Select from the data all lines with the word "this".
┌──
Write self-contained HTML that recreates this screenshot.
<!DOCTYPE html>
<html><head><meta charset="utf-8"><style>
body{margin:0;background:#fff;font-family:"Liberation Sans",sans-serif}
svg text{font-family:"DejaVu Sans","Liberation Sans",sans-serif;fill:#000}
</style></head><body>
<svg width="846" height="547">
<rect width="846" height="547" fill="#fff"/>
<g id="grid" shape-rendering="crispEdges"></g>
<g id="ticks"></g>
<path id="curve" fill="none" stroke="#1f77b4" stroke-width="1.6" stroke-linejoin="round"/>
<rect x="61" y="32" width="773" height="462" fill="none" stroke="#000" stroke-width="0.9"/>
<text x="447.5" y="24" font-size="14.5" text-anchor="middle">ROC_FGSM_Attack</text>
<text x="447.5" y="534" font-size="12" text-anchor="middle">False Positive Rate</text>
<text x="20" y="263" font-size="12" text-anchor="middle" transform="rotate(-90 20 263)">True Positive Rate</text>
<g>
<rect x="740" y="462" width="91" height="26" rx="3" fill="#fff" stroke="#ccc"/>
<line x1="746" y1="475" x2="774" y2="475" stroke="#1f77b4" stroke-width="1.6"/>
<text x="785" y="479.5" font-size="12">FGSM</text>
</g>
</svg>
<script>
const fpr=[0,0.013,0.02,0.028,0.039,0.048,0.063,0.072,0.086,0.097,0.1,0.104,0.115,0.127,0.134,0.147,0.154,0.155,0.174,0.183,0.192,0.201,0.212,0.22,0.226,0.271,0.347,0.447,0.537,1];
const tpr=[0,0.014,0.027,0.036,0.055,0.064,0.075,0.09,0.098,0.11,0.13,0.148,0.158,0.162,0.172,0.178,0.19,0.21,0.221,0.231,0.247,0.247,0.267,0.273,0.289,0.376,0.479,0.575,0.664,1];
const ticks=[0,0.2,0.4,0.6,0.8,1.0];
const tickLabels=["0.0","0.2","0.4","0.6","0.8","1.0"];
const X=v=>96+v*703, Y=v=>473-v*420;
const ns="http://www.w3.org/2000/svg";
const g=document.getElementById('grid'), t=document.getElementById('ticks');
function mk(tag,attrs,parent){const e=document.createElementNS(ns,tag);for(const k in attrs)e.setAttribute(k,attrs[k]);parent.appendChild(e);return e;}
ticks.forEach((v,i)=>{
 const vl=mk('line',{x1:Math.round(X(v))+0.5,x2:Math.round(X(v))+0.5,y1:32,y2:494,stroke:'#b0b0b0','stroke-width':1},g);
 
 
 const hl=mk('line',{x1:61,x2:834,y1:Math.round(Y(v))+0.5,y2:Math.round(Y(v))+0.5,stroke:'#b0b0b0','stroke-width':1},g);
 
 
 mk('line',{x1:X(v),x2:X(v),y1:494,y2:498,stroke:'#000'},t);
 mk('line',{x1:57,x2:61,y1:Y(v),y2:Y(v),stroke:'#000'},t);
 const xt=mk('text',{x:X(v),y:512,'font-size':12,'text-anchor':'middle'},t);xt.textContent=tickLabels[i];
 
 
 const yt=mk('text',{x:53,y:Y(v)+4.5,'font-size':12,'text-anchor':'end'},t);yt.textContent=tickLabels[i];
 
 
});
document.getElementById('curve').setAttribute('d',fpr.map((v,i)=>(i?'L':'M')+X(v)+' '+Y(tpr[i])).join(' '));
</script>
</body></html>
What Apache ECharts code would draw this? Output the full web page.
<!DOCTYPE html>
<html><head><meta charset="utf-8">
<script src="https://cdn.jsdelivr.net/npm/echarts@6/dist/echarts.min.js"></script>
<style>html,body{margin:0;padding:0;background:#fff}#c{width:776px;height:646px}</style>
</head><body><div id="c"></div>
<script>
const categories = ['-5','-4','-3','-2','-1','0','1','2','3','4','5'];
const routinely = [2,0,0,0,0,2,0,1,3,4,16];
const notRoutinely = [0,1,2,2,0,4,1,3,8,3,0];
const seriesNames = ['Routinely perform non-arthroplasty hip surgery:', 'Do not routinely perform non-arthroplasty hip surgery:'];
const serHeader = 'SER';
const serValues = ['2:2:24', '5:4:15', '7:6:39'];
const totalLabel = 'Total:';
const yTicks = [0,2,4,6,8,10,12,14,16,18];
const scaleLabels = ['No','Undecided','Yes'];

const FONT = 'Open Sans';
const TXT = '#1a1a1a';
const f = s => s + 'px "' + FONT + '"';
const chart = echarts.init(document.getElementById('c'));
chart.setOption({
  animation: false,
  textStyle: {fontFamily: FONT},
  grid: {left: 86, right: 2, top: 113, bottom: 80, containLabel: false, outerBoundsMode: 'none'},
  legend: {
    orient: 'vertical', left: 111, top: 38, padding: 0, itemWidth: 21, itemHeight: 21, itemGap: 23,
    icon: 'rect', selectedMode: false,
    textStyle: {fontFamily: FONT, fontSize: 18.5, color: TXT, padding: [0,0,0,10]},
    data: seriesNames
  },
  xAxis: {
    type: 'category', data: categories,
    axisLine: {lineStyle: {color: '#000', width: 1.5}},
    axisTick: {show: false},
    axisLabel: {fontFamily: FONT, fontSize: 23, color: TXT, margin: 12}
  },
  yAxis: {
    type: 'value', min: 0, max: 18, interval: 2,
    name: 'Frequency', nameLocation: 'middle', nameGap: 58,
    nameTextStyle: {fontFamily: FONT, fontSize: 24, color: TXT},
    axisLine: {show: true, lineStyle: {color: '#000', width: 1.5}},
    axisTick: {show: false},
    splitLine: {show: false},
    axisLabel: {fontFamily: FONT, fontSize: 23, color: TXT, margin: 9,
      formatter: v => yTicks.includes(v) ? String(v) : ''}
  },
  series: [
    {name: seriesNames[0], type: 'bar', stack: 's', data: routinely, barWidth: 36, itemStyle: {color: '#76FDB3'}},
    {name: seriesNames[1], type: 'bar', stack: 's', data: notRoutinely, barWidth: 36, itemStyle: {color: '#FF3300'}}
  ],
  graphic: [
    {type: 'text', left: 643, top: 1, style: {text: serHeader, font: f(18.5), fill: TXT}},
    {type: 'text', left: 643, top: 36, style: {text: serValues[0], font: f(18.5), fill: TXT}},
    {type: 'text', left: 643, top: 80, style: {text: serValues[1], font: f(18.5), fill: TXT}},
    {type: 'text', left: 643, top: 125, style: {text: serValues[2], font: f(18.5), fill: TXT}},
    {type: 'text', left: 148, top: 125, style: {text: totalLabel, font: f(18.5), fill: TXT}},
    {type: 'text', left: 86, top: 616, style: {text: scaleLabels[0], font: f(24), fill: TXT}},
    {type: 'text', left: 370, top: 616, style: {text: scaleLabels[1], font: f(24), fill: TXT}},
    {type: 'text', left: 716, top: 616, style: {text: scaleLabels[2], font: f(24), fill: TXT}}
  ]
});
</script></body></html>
└──
(Finished task):
Write self-contained HTML that recreates this screenshot.
What Apache ECharts code would draw this? Output the full web page.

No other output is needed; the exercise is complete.